-- Begin --
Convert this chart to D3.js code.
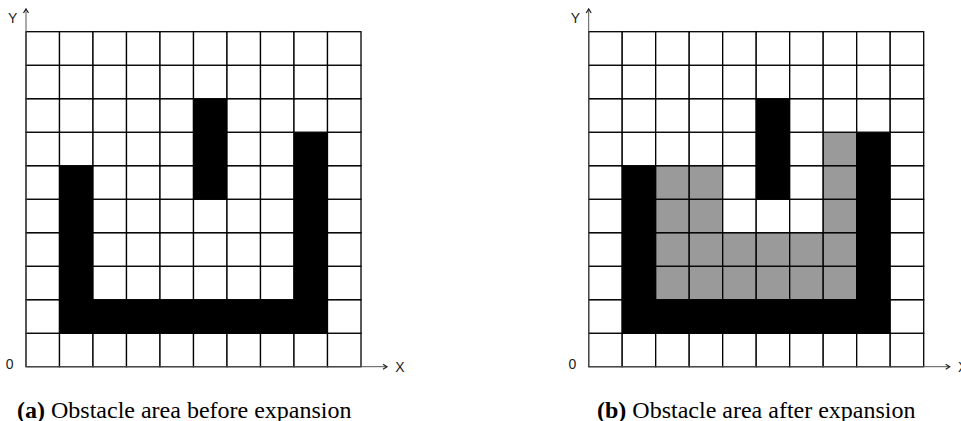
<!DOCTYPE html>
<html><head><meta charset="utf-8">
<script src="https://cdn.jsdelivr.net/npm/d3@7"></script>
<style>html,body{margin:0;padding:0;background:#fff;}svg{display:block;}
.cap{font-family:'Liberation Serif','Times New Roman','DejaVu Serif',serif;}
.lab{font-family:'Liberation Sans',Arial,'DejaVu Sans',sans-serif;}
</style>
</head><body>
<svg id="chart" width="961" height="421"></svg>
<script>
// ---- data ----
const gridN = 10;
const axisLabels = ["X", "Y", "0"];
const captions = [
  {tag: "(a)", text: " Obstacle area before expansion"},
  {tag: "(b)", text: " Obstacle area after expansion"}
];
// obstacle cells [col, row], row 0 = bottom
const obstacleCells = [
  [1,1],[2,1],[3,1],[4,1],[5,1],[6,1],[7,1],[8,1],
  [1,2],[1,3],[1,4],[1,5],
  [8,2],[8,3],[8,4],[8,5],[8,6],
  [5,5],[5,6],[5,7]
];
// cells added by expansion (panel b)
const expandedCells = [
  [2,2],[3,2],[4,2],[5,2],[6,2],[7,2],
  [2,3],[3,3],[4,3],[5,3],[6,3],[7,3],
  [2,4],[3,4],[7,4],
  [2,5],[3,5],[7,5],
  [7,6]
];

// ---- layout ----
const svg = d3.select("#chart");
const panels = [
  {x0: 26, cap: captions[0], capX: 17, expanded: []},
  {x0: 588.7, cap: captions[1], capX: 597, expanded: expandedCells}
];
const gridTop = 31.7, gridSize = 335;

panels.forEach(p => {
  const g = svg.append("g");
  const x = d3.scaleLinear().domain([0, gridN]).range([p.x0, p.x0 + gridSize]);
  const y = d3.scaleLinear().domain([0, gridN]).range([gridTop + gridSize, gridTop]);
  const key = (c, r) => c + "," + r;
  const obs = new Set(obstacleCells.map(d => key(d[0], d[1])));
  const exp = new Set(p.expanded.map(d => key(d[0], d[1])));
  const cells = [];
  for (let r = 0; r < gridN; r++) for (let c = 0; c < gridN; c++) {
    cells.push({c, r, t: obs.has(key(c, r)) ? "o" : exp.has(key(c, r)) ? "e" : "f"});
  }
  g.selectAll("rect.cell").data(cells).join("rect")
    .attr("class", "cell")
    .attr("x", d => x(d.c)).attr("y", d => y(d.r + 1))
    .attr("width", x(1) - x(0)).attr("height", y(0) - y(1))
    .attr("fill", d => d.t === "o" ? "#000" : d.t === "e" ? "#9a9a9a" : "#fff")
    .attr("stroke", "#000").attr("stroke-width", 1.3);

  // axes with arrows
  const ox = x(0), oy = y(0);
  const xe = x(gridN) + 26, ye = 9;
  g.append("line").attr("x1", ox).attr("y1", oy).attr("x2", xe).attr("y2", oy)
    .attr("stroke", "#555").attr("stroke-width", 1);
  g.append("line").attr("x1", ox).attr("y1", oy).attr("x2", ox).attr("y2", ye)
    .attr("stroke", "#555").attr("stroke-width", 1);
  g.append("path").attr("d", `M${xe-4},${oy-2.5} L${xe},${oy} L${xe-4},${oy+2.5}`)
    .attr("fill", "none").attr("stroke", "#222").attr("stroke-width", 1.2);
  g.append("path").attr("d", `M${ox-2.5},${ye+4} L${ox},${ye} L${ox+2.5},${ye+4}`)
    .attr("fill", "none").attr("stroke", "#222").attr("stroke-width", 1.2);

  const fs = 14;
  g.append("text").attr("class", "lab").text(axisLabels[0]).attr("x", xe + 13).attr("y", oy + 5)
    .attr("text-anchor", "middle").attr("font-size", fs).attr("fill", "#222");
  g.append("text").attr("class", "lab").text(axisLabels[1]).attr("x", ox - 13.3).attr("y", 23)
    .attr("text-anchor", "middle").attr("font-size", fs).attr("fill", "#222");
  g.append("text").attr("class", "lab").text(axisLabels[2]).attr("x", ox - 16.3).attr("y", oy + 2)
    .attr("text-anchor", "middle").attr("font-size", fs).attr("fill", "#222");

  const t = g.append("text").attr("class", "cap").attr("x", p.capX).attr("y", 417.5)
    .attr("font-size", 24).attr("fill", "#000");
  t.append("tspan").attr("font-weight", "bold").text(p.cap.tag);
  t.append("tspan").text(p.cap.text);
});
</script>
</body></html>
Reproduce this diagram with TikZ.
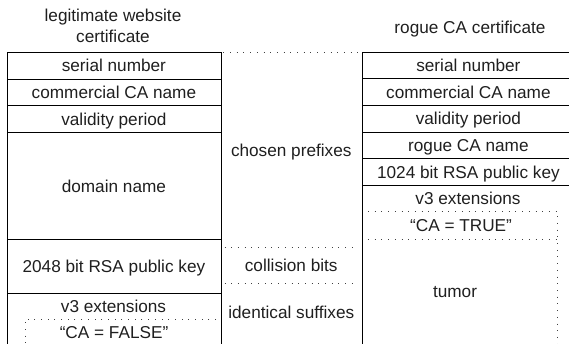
-- End --
Given problem
Copy the records exactly as they appear, excluding images.

The output
Convert this chart to D3.js code.
<!DOCTYPE html>
<html><head><meta charset="utf-8">
<script src="https://cdn.jsdelivr.net/npm/d3@7"></script>
<style>html,body{margin:0;padding:0;background:#fff;}svg{display:block;}
.cap{font-family:'Liberation Serif','Times New Roman','DejaVu Serif',serif;}
.lab{font-family:'Liberation Sans',Arial,'DejaVu Sans',sans-serif;}
</style>
</head><body>
<svg id="chart" width="961" height="421"></svg>
<script>
// ---- data ----
const gridN = 10;
const axisLabels = ["X", "Y", "0"];
const captions = [
  {tag: "(a)", text: " Obstacle area before expansion"},
  {tag: "(b)", text: " Obstacle area after expansion"}
];
// obstacle cells [col, row], row 0 = bottom
const obstacleCells = [
  [1,1],[2,1],[3,1],[4,1],[5,1],[6,1],[7,1],[8,1],
  [1,2],[1,3],[1,4],[1,5],
  [8,2],[8,3],[8,4],[8,5],[8,6],
  [5,5],[5,6],[5,7]
];
// cells added by expansion (panel b)
const expandedCells = [
  [2,2],[3,2],[4,2],[5,2],[6,2],[7,2],
  [2,3],[3,3],[4,3],[5,3],[6,3],[7,3],
  [2,4],[3,4],[7,4],
  [2,5],[3,5],[7,5],
  [7,6]
];

// ---- layout ----
const svg = d3.select("#chart");
const panels = [
  {x0: 26, cap: captions[0], capX: 17, expanded: []},
  {x0: 588.7, cap: captions[1], capX: 597, expanded: expandedCells}
];
const gridTop = 31.7, gridSize = 335;

panels.forEach(p => {
  const g = svg.append("g");
  const x = d3.scaleLinear().domain([0, gridN]).range([p.x0, p.x0 + gridSize]);
  const y = d3.scaleLinear().domain([0, gridN]).range([gridTop + gridSize, gridTop]);
  const key = (c, r) => c + "," + r;
  const obs = new Set(obstacleCells.map(d => key(d[0], d[1])));
  const exp = new Set(p.expanded.map(d => key(d[0], d[1])));
  const cells = [];
  for (let r = 0; r < gridN; r++) for (let c = 0; c < gridN; c++) {
    cells.push({c, r, t: obs.has(key(c, r)) ? "o" : exp.has(key(c, r)) ? "e" : "f"});
  }
  g.selectAll("rect.cell").data(cells).join("rect")
    .attr("class", "cell")
    .attr("x", d => x(d.c)).attr("y", d => y(d.r + 1))
    .attr("width", x(1) - x(0)).attr("height", y(0) - y(1))
    .attr("fill", d => d.t === "o" ? "#000" : d.t === "e" ? "#9a9a9a" : "#fff")
    .attr("stroke", "#000").attr("stroke-width", 1.3);

  // axes with arrows
  const ox = x(0), oy = y(0);
  const xe = x(gridN) + 26, ye = 9;
  g.append("line").attr("x1", ox).attr("y1", oy).attr("x2", xe).attr("y2", oy)
    .attr("stroke", "#555").attr("stroke-width", 1);
  g.append("line").attr("x1", ox).attr("y1", oy).attr("x2", ox).attr("y2", ye)
    .attr("stroke", "#555").attr("stroke-width", 1);
  g.append("path").attr("d", `M${xe-4},${oy-2.5} L${xe},${oy} L${xe-4},${oy+2.5}`)
    .attr("fill", "none").attr("stroke", "#222").attr("stroke-width", 1.2);
  g.append("path").attr("d", `M${ox-2.5},${ye+4} L${ox},${ye} L${ox+2.5},${ye+4}`)
    .attr("fill", "none").attr("stroke", "#222").attr("stroke-width", 1.2);

  const fs = 14;
  g.append("text").attr("class", "lab").text(axisLabels[0]).attr("x", xe + 13).attr("y", oy + 5)
    .attr("text-anchor", "middle").attr("font-size", fs).attr("fill", "#222");
  g.append("text").attr("class", "lab").text(axisLabels[1]).attr("x", ox - 13.3).attr("y", 23)
    .attr("text-anchor", "middle").attr("font-size", fs).attr("fill", "#222");
  g.append("text").attr("class", "lab").text(axisLabels[2]).attr("x", ox - 16.3).attr("y", oy + 2)
    .attr("text-anchor", "middle").attr("font-size", fs).attr("fill", "#222");

  const t = g.append("text").attr("class", "cap").attr("x", p.capX).attr("y", 417.5)
    .attr("font-size", 24).attr("fill", "#000");
  t.append("tspan").attr("font-weight", "bold").text(p.cap.tag);
  t.append("tspan").text(p.cap.text);
});
</script>
</body></html>
Reproduce this diagram with TikZ.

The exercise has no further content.